The story, much embellished, was first dramatized in 1908 as The Scarecrow, a full-length, four-act romantic melodrama by American poet-playwright Percy MacKaye. Most of the characters were renamed, and Mother Rigby (renamed Goody Rickby) was given a definite reason to hate the Judge, Polly (now known as Rachel) was given a fiancé who is constantly jealous of the Scarecrow, and the story was given a more poignant and sentimental ending. The Devil does not appear in "Feathertop", but he is one of the major characters in The Scarecrow.

The Scarecrow (full 1972 television film)
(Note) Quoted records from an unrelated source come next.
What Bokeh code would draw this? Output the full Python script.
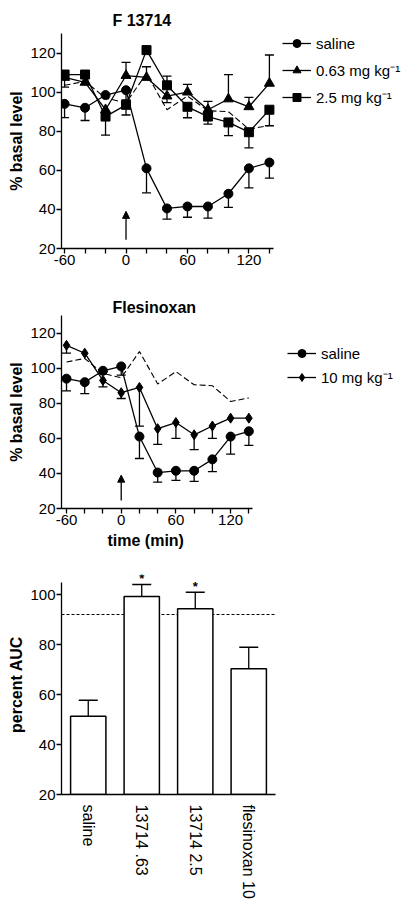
from bokeh.plotting import figure
from bokeh.layouts import column
from bokeh.models import (FixedTicker, Legend, LegendItem, Arrow, NormalHead,
                          Span, FactorRange, Title)
from bokeh.core.properties import value
from bokeh.embed import file_html
from bokeh.resources import INLINE

# ---------------- data ----------------
time_min = [-60, -40, -20, 0, 20, 40, 60, 80, 100, 120, 140]
x_major_ticks = [-60, 0, 60, 120]
x_minor_ticks = [-40, -20, 20, 40, 80, 100, 140]
y_ticks = [20, 40, 60, 80, 100, 120]

saline = [94, 92, 98.5, 101, 61, 40.5, 41.5, 41.5, 48, 61, 64]
saline_err_up = [0, 0, 0, 0, 0, 0, 0, 0, 0, 0, 0]
saline_err_down = [7, 6.5, 0, 5, 12.5, 5.5, 5.5, 6, 7, 10, 8]

f13714_063 = [107.5, 105, 91, 108.5, 107.5, 98, 100, 91, 96.5, 92.5, 104.5]
f13714_063_err_up = [0, 0, 0, 6.7, 5.5, 0, 4, 4.3, 12.5, 4.8, 14.5]
f13714_063_err_down = [0, 0, 0, 0, 0, 3.4, 0, 0, 0, 0, 0]

f13714_25 = [109, 109, 87.5, 93.5, 121.5, 103.5, 92.5, 87.5, 84.5, 79.5, 91]
f13714_25_err_up = [0, 0, 0, 0, 0, 4.7, 0, 0, 0, 0, 0]
f13714_25_err_down = [6.4, 0, 9.5, 5.2, 0, 0, 5.6, 3.9, 6.8, 8, 8.2]

reference_dashed = [103.5, 105.5, 97, 94.5, 109.5, 91, 98, 90.5, 90, 81, 83]

flesinoxan_10 = [113, 108.5, 93, 86, 89, 65.5, 69, 62, 67, 71.5, 71.5]
flesinoxan_10_err_up = [0, 0, 0, 0, 0, 0, 0, 0, 0, 0, 0]
flesinoxan_10_err_down = [4.5, 0, 3.7, 3.3, 22, 9, 9, 8.5, 7, 0, 0]

injection_time = 0
arrow_from, arrow_to = 24.5, 39

bar_groups = ["saline", "13714 .63", "13714 2.5", "flesinoxan 10"]
auc_percent = [51.3, 99.2, 94.3, 70.3]
auc_err = [6.4, 4.8, 6.6, 8.6]
auc_sig = ["", "*", "*", ""]
auc_reference = 92.0
auc_ticks = [20, 40, 60, 80, 100]

FONT = "Liberation Sans"
LW = 1.3
FIG_W = 417


def base_fig(**kw):
    p = figure(output_backend="svg", toolbar_location=None, **kw)
    p.xgrid.visible = False
    p.ygrid.visible = False
    p.outline_line_color = None
    p.background_fill_color = "white"
    p.border_fill_color = "white"
    for ax in (p.xaxis[0], p.yaxis[0]):
        ax.axis_line_width = LW
        ax.axis_line_color = "black"
        ax.major_tick_line_width = LW
        ax.minor_tick_line_width = LW
        ax.major_tick_in = 0
        ax.major_tick_out = 5
        ax.minor_tick_in = 0
        ax.minor_tick_out = 5
        ax.major_label_text_font = FONT
        ax.major_label_text_font_size = "15px"
        ax.major_label_text_color = "black"
        ax.major_label_standoff = 1
        ax.axis_label_text_font = FONT
        ax.axis_label_text_font_size = "16px"
        ax.axis_label_text_font_style = "bold"
        ax.axis_label_text_color = "black"
        ax.axis_label_standoff = 2
    p.yaxis.minor_tick_line_color = None
    p.title.text_font = FONT
    p.title.text_font_size = "16px"
    p.title.text_font_style = "bold"
    p.title.text_color = "black"
    p.title.align = "left"
    return p


def error_bars(p, x, y, up, down, cap):
    xs, y0, y1 = [], [], []
    for xi, yi, u, d in zip(x, y, up, down):
        if u:
            xs.append(xi); y0.append(yi); y1.append(yi + u)
        if d:
            xs.append(xi); y0.append(yi); y1.append(yi - d)
    p.segment(x0=xs, y0=y0, x1=xs, y1=y1, line_color="black", line_width=LW)
    p.scatter(x=xs, y=y1, marker="dash", size=cap, line_color="black", line_width=LW)


def series(p, x, y, up, down, marker, size):
    ln = p.line(x, y, line_color="black", line_width=LW)
    error_bars(p, x, y, up, down, 9)
    sc = p.scatter(x, y, marker=marker, size=size, fill_color="black", line_color="black")
    return [ln, sc]


def time_axes(p, x0, x1):
    p.xaxis.ticker = FixedTicker(ticks=x_major_ticks, minor_ticks=x_minor_ticks)
    p.xaxis.major_label_overrides = {t: str(t) for t in x_major_ticks}
    p.xaxis.bounds = (x0, x1)
    p.yaxis.ticker = FixedTicker(ticks=y_ticks)
    p.yaxis.axis_label = "% basal level"


def make_legend(items, loc, spacing):
    return Legend(items=items, location=loc, padding=0, margin=0, spacing=spacing,
                  label_height=20, glyph_height=20, glyph_width=29, label_standoff=5,
                  border_line_color=None, background_fill_alpha=0,
                  label_text_font=FONT, label_text_font_size="15px",
                  label_text_color="black")


# ---------------- panel 1: F 13714 ----------------
# the axis spans -63..144 over 212 px; the frame is widened to hold the legend
L1, FW1 = 58, 212
x1_lo, x1_hi = -63, 144
FRAME1 = FIG_W - L1 - 1
x1_end = x1_lo + FRAME1 * (x1_hi - x1_lo) / FW1
p1 = base_fig(frame_width=FRAME1, frame_height=215,
              x_range=(x1_lo, x1_end), y_range=(20, 130),
              min_border_left=L1, min_border_right=1,
              min_border_top=33, min_border_bottom=30)
p1.title.text = "F 13714"
p1.title.offset = 51
p1.title.standoff = 10
time_axes(p1, x1_lo, x1_hi)
p1.line(time_min, reference_dashed, line_color="black", line_width=1.1, line_dash="6 3")
r_sal1 = series(p1, time_min, saline, saline_err_up, saline_err_down, "circle", 9)
r_063 = series(p1, time_min, f13714_063, f13714_063_err_up, f13714_063_err_down, "triangle", 10)
r_25 = series(p1, time_min, f13714_25, f13714_25_err_up, f13714_25_err_down, "square", 9)
p1.add_layout(Arrow(end=NormalHead(size=7, fill_color="black", line_color="black", line_width=1),
                    x_start=injection_time, y_start=arrow_from,
                    x_end=injection_time, y_end=arrow_to, line_width=LW))
p1.add_layout(make_legend([
    LegendItem(label="saline", renderers=r_sal1),
    LegendItem(label="0.63 mg kg\u207b\u00b9", renderers=r_063),
    LegendItem(label="2.5 mg kg\u207b\u00b9", renderers=r_25),
], (225, 141), 7))

# ---------------- panel 2: Flesinoxan ----------------
L2, FW2 = 61, 191
x2_lo, x2_hi = -65.5, 144
FRAME2 = FIG_W - L2 - 1
x2_end = x2_lo + FRAME2 * (x2_hi - x2_lo) / FW2
p2 = base_fig(frame_width=FRAME2, frame_height=193,
              x_range=(x2_lo, x2_end), y_range=(20, 130),
              min_border_left=L2, min_border_right=1,
              min_border_top=37, min_border_bottom=50)
p2.title.text = "Flesinoxan"
p2.title.offset = 51
p2.title.standoff = 0
time_axes(p2, x2_lo, x2_hi)
p2.add_layout(Title(text="time (min)", align="left", offset=46, standoff=4,
                    text_font=FONT, text_font_size="16px", text_font_style="bold",
                    text_color="black"), "below")
p2.line(time_min, reference_dashed, line_color="black", line_width=1.1, line_dash="6 3")
r_sal2 = series(p2, time_min, saline, saline_err_up, saline_err_down, "circle", 9)
r_fl = series(p2, time_min, flesinoxan_10, flesinoxan_10_err_up, flesinoxan_10_err_down, "diamond", 10)
p2.add_layout(Arrow(end=NormalHead(size=7, fill_color="black", line_color="black", line_width=1),
                    x_start=injection_time, y_start=arrow_from,
                    x_end=injection_time, y_end=arrow_to, line_width=LW))
p2.add_layout(make_legend([
    LegendItem(label="saline", renderers=r_sal2),
    LegendItem(label="10 mg kg\u207b\u00b9", renderers=r_fl),
], (226, 120.7), 4))

# ---------------- panel 3: AUC bars ----------------
y3_hi = 105
p3 = base_fig(width=FIG_W, height=344, x_range=FactorRange(*bar_groups, range_padding=0),
              y_range=(auc_ticks[0], 108),
              min_border_left=60, min_border_right=142,
              min_border_top=16, min_border_bottom=108)
p3.yaxis.ticker = FixedTicker(ticks=auc_ticks)
p3.yaxis.bounds = (auc_ticks[0], y3_hi)
p3.yaxis.axis_label = "percent AUC"
p3.xaxis.major_tick_line_color = None
p3.xaxis.major_label_orientation = "vertical"
p3.xaxis.major_label_text_font_size = "16px"
p3.xaxis.major_label_standoff = 5
p3.add_layout(Span(location=auc_reference, dimension="width", line_color="black",
                   line_width=1.1, line_dash="3 2", level="underlay"))
p3.vbar(x=bar_groups, top=auc_percent, bottom=auc_ticks[0], width=0.66,
        fill_color="white", line_color="black", line_width=1.5)
error_bars(p3, bar_groups, auc_percent, auc_err, [0] * len(auc_err), 19)
sig_x = [g for g, s in zip(bar_groups, auc_sig) if s]
sig_y = [v + e for v, e, s in zip(auc_percent, auc_err, auc_sig) if s]
sig_t = [s for s in auc_sig if s]
p3.text(x=sig_x, y=sig_y, text=sig_t, text_align="center", text_baseline="middle",
        y_offset=-6, text_font=value(FONT), text_font_size="13px",
        text_font_style="bold", text_color="black")

layout = column(p1, p2, p3, spacing=0)
open("out.html", "w").write(file_html(layout, INLINE))
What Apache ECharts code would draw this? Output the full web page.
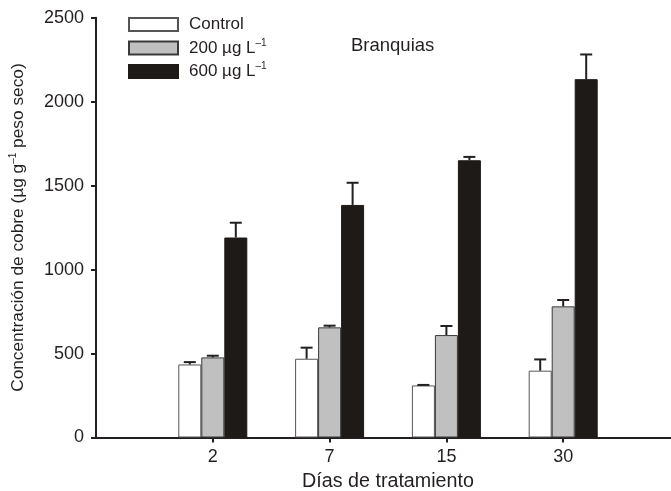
<!DOCTYPE html>
<html>
<head>
<meta charset="utf-8">
<script src="https://cdn.jsdelivr.net/npm/echarts@6/dist/echarts.min.js"></script>
<style>html,body{margin:0;padding:0;background:#fff;overflow:hidden;width:671px;height:491px}#c{width:681px;height:491px}</style>
</head>
<body>
<div id="c"></div>
<script>
const categories = ['', '2', '7', '15', '30', ''];
const controlVals = [null, 435, 469, 310, 398, null];
const controlErr  = [null, 449, 535, 313, 465, null];
const mid200Vals  = [null, 477, 656, 610, 781, null];
const mid200Err   = [null, 487, 666, 664, 819, null];
const high600Vals = [null, 1191, 1385, 1651, 2134, null];
const high600Err  = [null, 1279, 1517, 1671, 2281, null];
const seriesNames = ['Control', '200 µg L-1', '600 µg L-1'];
const yTicks = { min: 0, max: 2500, interval: 500 };

const FONT = 'Liberation Sans, Arial, sans-serif';
const INK = '#231f20';
const BW = 23;

function errSeries(errArr, valArr, offset) {
  const data = [];
  for (let i = 0; i < errArr.length; i++) {
    if (errArr[i] != null) data.push([i, valArr[i], errArr[i]]);
  }
  return {
    type: 'custom',
    z: 5,
    silent: true,
    data: data,
    renderItem: function (params, api) {
      const i = api.value(0);
      const lo = api.coord([i, api.value(1)]);
      const hi = api.coord([i, api.value(2)]);
      const x = lo[0] + offset;
      return {
        type: 'group',
        children: [
          { type: 'line', shape: { x1: x, y1: lo[1], x2: x, y2: hi[1] }, style: { stroke: INK, lineWidth: 2 } },
          { type: 'line', shape: { x1: x - 6, y1: hi[1], x2: x + 6, y2: hi[1] }, style: { stroke: INK, lineWidth: 2 } }
        ]
      };
    }
  };
}

const chart = echarts.init(document.getElementById('c'));
chart.setOption({
  animation: false,
  backgroundColor: '#fff',
  textStyle: { fontFamily: FONT, color: INK },
  title: {
    text: 'Branquias', left: 346, top: 31,
    textStyle: { fontFamily: FONT, fontSize: 18.5, fontWeight: 'normal', color: INK }
  },
  legend: {
    orient: 'vertical', left: 128, top: 16, padding: 0,
    itemWidth: 49, itemHeight: 13, itemGap: 5,
    icon: 'rect',
    data: seriesNames,
    formatter: function (name) {
      if (name === 'Control') return '{a|Control}';
      const parts = name.split(' L-1');
      return '{a|' + parts[0] + ' L}{s|–1}';
    },
    textStyle: {
      padding: [0, 0, 0, 6],
      rich: {
        a: { fontFamily: FONT, fontSize: 17, color: INK, lineHeight: 20 },
        s: { fontFamily: FONT, fontSize: 10, color: INK, verticalAlign: 'top', lineHeight: 12 }
      }
    }
  },
  grid: { left: 96, top: 17.7, height: 419.8, width: 584, containLabel: false, outerBoundsMode: 'none' },
  xAxis: {
    type: 'category',
    data: categories,
    boundaryGap: false,
    axisLine: { lineStyle: { color: INK, width: 2 } },
    axisTick: {
      length: 5, lineStyle: { color: INK, width: 2 },
      interval: function (idx, val) { return val !== ''; }
    },
    axisLabel: { fontFamily: FONT, fontSize: 18, color: INK, margin: 11, interval: 0 },
    name: 'Días de tratamiento',
    nameLocation: 'middle', nameGap: 32,
    nameTextStyle: { fontFamily: FONT, fontSize: 19.7, color: INK }
  },
  yAxis: {
    type: 'value',
    min: yTicks.min, max: yTicks.max, interval: yTicks.interval,
    splitLine: { show: false },
    axisLine: { show: true, lineStyle: { color: INK, width: 2 } },
    axisTick: { show: true, length: 5, lineStyle: { color: INK, width: 2 } },
    axisLabel: { fontFamily: FONT, fontSize: 18, color: INK, margin: 12, formatter: function (v) { return String(v); } },
    name: '{a|Concentración de cobre (µg g}{s|–1}{a| peso seco)}',
    nameLocation: 'middle', nameGap: 68,
    nameTextStyle: {
      rich: {
        a: { fontFamily: FONT, fontSize: 17.3, color: INK, lineHeight: 20 },
        s: { fontFamily: FONT, fontSize: 10, color: INK, verticalAlign: 'top', lineHeight: 12 }
      }
    }
  },
  series: [
    { name: seriesNames[0], type: 'bar', data: controlVals, barWidth: BW, barGap: '0%',
      itemStyle: { color: '#ffffff', borderColor: '#555555', borderWidth: 1 } },
    { name: seriesNames[1], type: 'bar', data: mid200Vals, barWidth: BW, barGap: '0%',
      itemStyle: { color: '#c0c0c0', borderColor: '#3a3a3a', borderWidth: 1 } },
    { name: seriesNames[2], type: 'bar', data: high600Vals, barWidth: BW, barGap: '0%',
      itemStyle: { color: '#1e1a17', borderColor: '#1e1a17', borderWidth: 1 } },
    errSeries(controlErr, controlVals, -BW),
    errSeries(mid200Err, mid200Vals, 0),
    errSeries(high600Err, high600Vals, BW)
  ]
});
</script>
</body>
</html>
The play was adapted as a silent film in 1923 under the title Puritan Passions. The play was also presented on television in 1972, with a cast headed by Gene Wilder and Blythe Danner, and featuring Pete Duel, Norman Lloyd, Will Geer and Nina Foch in support.

MacKaye's play has also been adapted twice as an opera, also called The Scarecrow, once in 1945 by Normand and Dorothy Lockwood, and more recently with music by Joseph Turrin and libretto by Bernard Stambler.

"Feathertop" also inspired the 1967 Columbia University Varsity Show of the same name, the last such production before the annual revue entered an 11-year interregnum.

Warner Bros. Family Entertainment released a direct-to-video musical titled The Scarecrow on August 26, 2000.

"Feathertop" is mentioned in Bill Willingham's comic book series Fables. He makes a brief appearance in the prose story "A Wolf in the Fold", in which he accompanies Snow White on her trip to Carpathia to convince the Big Bad Wolf to join their community. He is chosen because, not being made of living flesh, his presence won't arouse the wolf's hunger. He's given a more prominent role later in the spin-off miniseries, Everafter.